Warum es aber nun gerade dann zum Krankheitsfall kommt, wenn der ständige Stress endlich wegfällt, ist bis dato nicht eindeutig geklärt. Ein Erklärungsansatz ist, dass unser Körper erst in der Entspannung die Ressourcen dafür hat, sich mit Krankheitserregern herumzuschlagen - die Krankheitssymptome kommen erst dann zum Vorschein.

Zu wenig Wissen

„Eigentlich wissen wir noch kaum etwas zur Leisure Sickness“, sagt Cornelia Blank, Gesundheitswissenschaftlerin an der Privatuniversität UMIT. Es gebe auch keine medizinische Definition des Phänomens - was sich im Rahmen eines Forschungsprojekts ändern soll. „Wir wollen klären: Warum werden manche krank und andere nicht? Welche Rolle spielen das Freizeitverhalten oder die Arbeitsbedingungen?“, sagt Blank.

In einer Untersuchung habe sich bereits gezeigt, dass vor allem zwei Gruppen von Menschen besonders von Leisure Sickness betroffen sind: Einerseits sind das „Arbeitstiere“, die nie abschalten können, ständig erreichbar sind. Die zweite Gruppe überraschte schon mehr: Menschen mit relativ viel Freizeit, die diese aber überhaupt nicht planen.

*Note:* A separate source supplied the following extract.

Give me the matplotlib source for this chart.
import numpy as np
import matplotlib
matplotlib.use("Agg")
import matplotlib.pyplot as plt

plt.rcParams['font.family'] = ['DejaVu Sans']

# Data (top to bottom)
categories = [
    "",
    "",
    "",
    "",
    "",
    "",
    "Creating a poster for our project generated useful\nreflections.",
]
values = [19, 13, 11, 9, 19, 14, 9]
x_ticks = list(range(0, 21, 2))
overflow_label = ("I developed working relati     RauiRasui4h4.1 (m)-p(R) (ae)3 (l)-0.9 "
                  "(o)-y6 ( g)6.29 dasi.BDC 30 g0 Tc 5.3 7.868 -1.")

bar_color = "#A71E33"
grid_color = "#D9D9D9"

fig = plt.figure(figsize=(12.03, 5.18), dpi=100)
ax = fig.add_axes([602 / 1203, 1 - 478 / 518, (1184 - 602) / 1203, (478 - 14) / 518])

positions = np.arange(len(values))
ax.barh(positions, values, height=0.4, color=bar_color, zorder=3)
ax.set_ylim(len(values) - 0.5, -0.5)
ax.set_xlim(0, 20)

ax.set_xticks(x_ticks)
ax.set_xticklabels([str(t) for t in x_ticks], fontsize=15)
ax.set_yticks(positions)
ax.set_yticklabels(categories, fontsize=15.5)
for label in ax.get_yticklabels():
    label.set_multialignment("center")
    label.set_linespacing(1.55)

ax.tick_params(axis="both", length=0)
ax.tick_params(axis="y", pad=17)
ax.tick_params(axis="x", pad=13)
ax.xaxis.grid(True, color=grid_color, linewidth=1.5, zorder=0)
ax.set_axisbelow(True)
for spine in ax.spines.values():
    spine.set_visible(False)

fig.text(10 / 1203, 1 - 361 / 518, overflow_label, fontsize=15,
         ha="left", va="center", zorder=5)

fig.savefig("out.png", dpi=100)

„Wir wollen in den nächsten drei Jahren erforschen, welche Faktoren dahinterstecken“, sagt Blank. Einen Tipp hat sie jetzt schon: Um sich im Urlaub zu entspannen, sollte man den Kontrast suchen: „Wer körperlich arbeitet, sollte in der Freizeit den Kopf beschäftigen. Und Kopfarbeiter wiederum sollten körperlich aktiv werden.“

Langsamer Umstieg

Leichte körperliche Aktivität ist auch ein Rat des Immunologen Graninger, um den Wechsel von Belastung auf Entspannung gut zu überstehen. Und: Der Umstieg sollte nicht abrupt erfolgen, sondern stufenweise. „Statt direkt von der Arbeit mit dem Auto ans Meer zu fahren und sich dort in die Liege zu legen, sollte man sich einige Tage gönnen, um ,abzukühlen', bevor man losfährt“, sagt Graninger.

Dadurch habe das erschöpfte Regulationssystem von Stress- und Immunsystem die Chance, sich auf ein gesünderes Niveau einzupendeln.